Material provided:
::::

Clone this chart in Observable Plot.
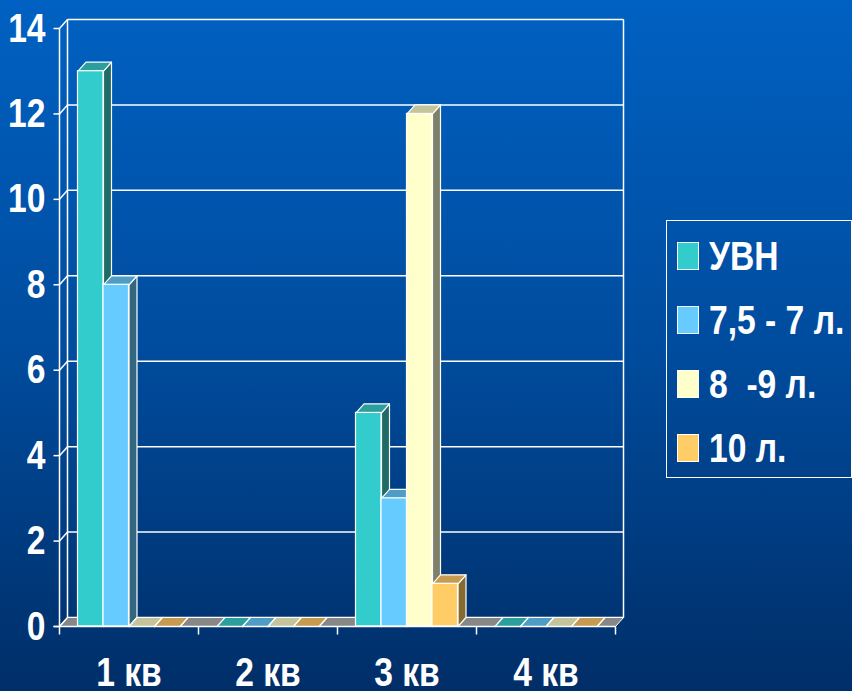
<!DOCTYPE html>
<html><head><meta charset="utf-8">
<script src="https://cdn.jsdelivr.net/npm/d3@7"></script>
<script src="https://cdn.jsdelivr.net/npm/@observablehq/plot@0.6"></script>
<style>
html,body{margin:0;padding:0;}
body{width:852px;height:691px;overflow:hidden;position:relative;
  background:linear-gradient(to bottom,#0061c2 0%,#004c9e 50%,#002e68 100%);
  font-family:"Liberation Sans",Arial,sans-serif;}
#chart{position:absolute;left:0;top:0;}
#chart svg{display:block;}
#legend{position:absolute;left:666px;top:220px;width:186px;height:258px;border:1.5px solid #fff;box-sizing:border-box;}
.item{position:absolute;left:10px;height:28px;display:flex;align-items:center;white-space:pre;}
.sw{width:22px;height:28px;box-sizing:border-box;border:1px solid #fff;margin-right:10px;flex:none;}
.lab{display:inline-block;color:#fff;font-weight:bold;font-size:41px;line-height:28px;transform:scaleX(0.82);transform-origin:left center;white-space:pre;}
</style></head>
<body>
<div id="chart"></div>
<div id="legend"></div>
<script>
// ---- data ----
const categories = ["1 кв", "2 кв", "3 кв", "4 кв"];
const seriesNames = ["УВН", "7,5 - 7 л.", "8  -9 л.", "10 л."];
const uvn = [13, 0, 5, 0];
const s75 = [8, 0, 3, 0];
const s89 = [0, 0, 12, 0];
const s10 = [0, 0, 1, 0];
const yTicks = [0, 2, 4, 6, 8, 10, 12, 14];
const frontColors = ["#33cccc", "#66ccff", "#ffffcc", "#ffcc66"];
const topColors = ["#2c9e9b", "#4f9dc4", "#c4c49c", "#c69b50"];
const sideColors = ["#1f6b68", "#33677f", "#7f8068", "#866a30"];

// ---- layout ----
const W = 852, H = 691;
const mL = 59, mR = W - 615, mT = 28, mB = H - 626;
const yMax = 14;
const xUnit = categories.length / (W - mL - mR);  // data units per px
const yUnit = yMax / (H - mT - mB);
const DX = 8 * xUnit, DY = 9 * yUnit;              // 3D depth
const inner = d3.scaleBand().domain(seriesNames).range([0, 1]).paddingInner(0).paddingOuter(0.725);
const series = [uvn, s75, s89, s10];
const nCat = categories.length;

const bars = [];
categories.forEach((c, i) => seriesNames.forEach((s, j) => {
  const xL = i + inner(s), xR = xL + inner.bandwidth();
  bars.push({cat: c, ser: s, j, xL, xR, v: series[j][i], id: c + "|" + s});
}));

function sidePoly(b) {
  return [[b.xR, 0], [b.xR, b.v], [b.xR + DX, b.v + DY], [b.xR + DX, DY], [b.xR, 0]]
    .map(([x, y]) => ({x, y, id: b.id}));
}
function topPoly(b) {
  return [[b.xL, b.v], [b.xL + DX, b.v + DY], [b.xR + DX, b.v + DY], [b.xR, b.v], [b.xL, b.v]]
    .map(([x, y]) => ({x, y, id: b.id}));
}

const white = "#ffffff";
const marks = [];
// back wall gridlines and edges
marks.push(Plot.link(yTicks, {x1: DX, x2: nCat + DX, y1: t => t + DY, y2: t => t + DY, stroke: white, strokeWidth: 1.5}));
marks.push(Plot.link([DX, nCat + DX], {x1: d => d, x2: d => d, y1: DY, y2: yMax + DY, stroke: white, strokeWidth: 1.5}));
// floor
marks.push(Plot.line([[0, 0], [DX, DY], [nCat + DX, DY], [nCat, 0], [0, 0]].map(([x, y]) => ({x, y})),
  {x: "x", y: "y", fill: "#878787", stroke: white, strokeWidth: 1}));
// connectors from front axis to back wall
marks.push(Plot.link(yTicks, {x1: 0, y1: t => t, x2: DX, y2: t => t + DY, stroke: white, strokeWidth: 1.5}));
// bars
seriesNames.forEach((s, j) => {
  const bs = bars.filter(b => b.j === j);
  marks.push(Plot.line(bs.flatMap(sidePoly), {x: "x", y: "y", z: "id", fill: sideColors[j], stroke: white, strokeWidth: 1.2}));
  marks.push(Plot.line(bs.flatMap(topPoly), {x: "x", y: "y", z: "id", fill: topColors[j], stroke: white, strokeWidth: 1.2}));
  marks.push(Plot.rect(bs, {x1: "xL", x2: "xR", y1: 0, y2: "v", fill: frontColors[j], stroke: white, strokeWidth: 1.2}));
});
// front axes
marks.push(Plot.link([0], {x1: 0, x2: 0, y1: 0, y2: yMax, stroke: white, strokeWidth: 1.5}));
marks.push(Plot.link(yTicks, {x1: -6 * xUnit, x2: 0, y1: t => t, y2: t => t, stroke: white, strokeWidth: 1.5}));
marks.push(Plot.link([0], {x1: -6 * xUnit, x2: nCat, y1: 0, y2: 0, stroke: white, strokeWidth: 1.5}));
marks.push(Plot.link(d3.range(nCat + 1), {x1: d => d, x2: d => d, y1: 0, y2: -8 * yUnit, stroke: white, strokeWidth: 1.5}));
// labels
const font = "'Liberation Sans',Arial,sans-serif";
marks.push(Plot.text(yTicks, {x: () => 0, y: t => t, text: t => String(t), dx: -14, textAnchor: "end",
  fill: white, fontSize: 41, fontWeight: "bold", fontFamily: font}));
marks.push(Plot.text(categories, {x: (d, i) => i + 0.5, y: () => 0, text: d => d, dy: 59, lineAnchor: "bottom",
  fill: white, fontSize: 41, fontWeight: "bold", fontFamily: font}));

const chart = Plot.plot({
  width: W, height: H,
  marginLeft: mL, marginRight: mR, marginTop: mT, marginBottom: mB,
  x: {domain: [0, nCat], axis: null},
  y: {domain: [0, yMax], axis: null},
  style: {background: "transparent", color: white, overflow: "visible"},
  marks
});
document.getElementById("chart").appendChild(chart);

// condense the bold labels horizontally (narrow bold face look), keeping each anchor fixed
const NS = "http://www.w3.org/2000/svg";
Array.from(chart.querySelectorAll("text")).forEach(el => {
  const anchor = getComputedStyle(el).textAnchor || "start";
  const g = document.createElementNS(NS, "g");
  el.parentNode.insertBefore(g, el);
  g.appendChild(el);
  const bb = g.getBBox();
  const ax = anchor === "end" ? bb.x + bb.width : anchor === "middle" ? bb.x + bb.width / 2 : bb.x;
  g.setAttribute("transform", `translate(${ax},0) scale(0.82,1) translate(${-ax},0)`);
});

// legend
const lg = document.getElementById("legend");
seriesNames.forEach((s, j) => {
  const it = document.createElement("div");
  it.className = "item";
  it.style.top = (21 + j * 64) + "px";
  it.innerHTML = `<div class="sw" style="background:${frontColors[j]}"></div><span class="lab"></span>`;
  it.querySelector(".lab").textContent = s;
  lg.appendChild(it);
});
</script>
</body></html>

::::

Problem details:
Exclude the images, then output the data above word for word.

Answer below:
Clone this chart in Observable Plot.
<!DOCTYPE html>
<html><head><meta charset="utf-8">
<script src="https://cdn.jsdelivr.net/npm/d3@7"></script>
<script src="https://cdn.jsdelivr.net/npm/@observablehq/plot@0.6"></script>
<style>
html,body{margin:0;padding:0;}
body{width:852px;height:691px;overflow:hidden;position:relative;
  background:linear-gradient(to bottom,#0061c2 0%,#004c9e 50%,#002e68 100%);
  font-family:"Liberation Sans",Arial,sans-serif;}
#chart{position:absolute;left:0;top:0;}
#chart svg{display:block;}
#legend{position:absolute;left:666px;top:220px;width:186px;height:258px;border:1.5px solid #fff;box-sizing:border-box;}
.item{position:absolute;left:10px;height:28px;display:flex;align-items:center;white-space:pre;}
.sw{width:22px;height:28px;box-sizing:border-box;border:1px solid #fff;margin-right:10px;flex:none;}
.lab{display:inline-block;color:#fff;font-weight:bold;font-size:41px;line-height:28px;transform:scaleX(0.82);transform-origin:left center;white-space:pre;}
</style></head>
<body>
<div id="chart"></div>
<div id="legend"></div>
<script>
// ---- data ----
const categories = ["1 кв", "2 кв", "3 кв", "4 кв"];
const seriesNames = ["УВН", "7,5 - 7 л.", "8  -9 л.", "10 л."];
const uvn = [13, 0, 5, 0];
const s75 = [8, 0, 3, 0];
const s89 = [0, 0, 12, 0];
const s10 = [0, 0, 1, 0];
const yTicks = [0, 2, 4, 6, 8, 10, 12, 14];
const frontColors = ["#33cccc", "#66ccff", "#ffffcc", "#ffcc66"];
const topColors = ["#2c9e9b", "#4f9dc4", "#c4c49c", "#c69b50"];
const sideColors = ["#1f6b68", "#33677f", "#7f8068", "#866a30"];

// ---- layout ----
const W = 852, H = 691;
const mL = 59, mR = W - 615, mT = 28, mB = H - 626;
const yMax = 14;
const xUnit = categories.length / (W - mL - mR);  // data units per px
const yUnit = yMax / (H - mT - mB);
const DX = 8 * xUnit, DY = 9 * yUnit;              // 3D depth
const inner = d3.scaleBand().domain(seriesNames).range([0, 1]).paddingInner(0).paddingOuter(0.725);
const series = [uvn, s75, s89, s10];
const nCat = categories.length;

const bars = [];
categories.forEach((c, i) => seriesNames.forEach((s, j) => {
  const xL = i + inner(s), xR = xL + inner.bandwidth();
  bars.push({cat: c, ser: s, j, xL, xR, v: series[j][i], id: c + "|" + s});
}));

function sidePoly(b) {
  return [[b.xR, 0], [b.xR, b.v], [b.xR + DX, b.v + DY], [b.xR + DX, DY], [b.xR, 0]]
    .map(([x, y]) => ({x, y, id: b.id}));
}
function topPoly(b) {
  return [[b.xL, b.v], [b.xL + DX, b.v + DY], [b.xR + DX, b.v + DY], [b.xR, b.v], [b.xL, b.v]]
    .map(([x, y]) => ({x, y, id: b.id}));
}

const white = "#ffffff";
const marks = [];
// back wall gridlines and edges
marks.push(Plot.link(yTicks, {x1: DX, x2: nCat + DX, y1: t => t + DY, y2: t => t + DY, stroke: white, strokeWidth: 1.5}));
marks.push(Plot.link([DX, nCat + DX], {x1: d => d, x2: d => d, y1: DY, y2: yMax + DY, stroke: white, strokeWidth: 1.5}));
// floor
marks.push(Plot.line([[0, 0], [DX, DY], [nCat + DX, DY], [nCat, 0], [0, 0]].map(([x, y]) => ({x, y})),
  {x: "x", y: "y", fill: "#878787", stroke: white, strokeWidth: 1}));
// connectors from front axis to back wall
marks.push(Plot.link(yTicks, {x1: 0, y1: t => t, x2: DX, y2: t => t + DY, stroke: white, strokeWidth: 1.5}));
// bars
seriesNames.forEach((s, j) => {
  const bs = bars.filter(b => b.j === j);
  marks.push(Plot.line(bs.flatMap(sidePoly), {x: "x", y: "y", z: "id", fill: sideColors[j], stroke: white, strokeWidth: 1.2}));
  marks.push(Plot.line(bs.flatMap(topPoly), {x: "x", y: "y", z: "id", fill: topColors[j], stroke: white, strokeWidth: 1.2}));
  marks.push(Plot.rect(bs, {x1: "xL", x2: "xR", y1: 0, y2: "v", fill: frontColors[j], stroke: white, strokeWidth: 1.2}));
});
// front axes
marks.push(Plot.link([0], {x1: 0, x2: 0, y1: 0, y2: yMax, stroke: white, strokeWidth: 1.5}));
marks.push(Plot.link(yTicks, {x1: -6 * xUnit, x2: 0, y1: t => t, y2: t => t, stroke: white, strokeWidth: 1.5}));
marks.push(Plot.link([0], {x1: -6 * xUnit, x2: nCat, y1: 0, y2: 0, stroke: white, strokeWidth: 1.5}));
marks.push(Plot.link(d3.range(nCat + 1), {x1: d => d, x2: d => d, y1: 0, y2: -8 * yUnit, stroke: white, strokeWidth: 1.5}));
// labels
const font = "'Liberation Sans',Arial,sans-serif";
marks.push(Plot.text(yTicks, {x: () => 0, y: t => t, text: t => String(t), dx: -14, textAnchor: "end",
  fill: white, fontSize: 41, fontWeight: "bold", fontFamily: font}));
marks.push(Plot.text(categories, {x: (d, i) => i + 0.5, y: () => 0, text: d => d, dy: 59, lineAnchor: "bottom",
  fill: white, fontSize: 41, fontWeight: "bold", fontFamily: font}));

const chart = Plot.plot({
  width: W, height: H,
  marginLeft: mL, marginRight: mR, marginTop: mT, marginBottom: mB,
  x: {domain: [0, nCat], axis: null},
  y: {domain: [0, yMax], axis: null},
  style: {background: "transparent", color: white, overflow: "visible"},
  marks
});
document.getElementById("chart").appendChild(chart);

// condense the bold labels horizontally (narrow bold face look), keeping each anchor fixed
const NS = "http://www.w3.org/2000/svg";
Array.from(chart.querySelectorAll("text")).forEach(el => {
  const anchor = getComputedStyle(el).textAnchor || "start";
  const g = document.createElementNS(NS, "g");
  el.parentNode.insertBefore(g, el);
  g.appendChild(el);
  const bb = g.getBBox();
  const ax = anchor === "end" ? bb.x + bb.width : anchor === "middle" ? bb.x + bb.width / 2 : bb.x;
  g.setAttribute("transform", `translate(${ax},0) scale(0.82,1) translate(${-ax},0)`);
});

// legend
const lg = document.getElementById("legend");
seriesNames.forEach((s, j) => {
  const it = document.createElement("div");
  it.className = "item";
  it.style.top = (21 + j * 64) + "px";
  it.innerHTML = `<div class="sw" style="background:${frontColors[j]}"></div><span class="lab"></span>`;
  it.querySelector(".lab").textContent = s;
  lg.appendChild(it);
});
</script>
</body></html>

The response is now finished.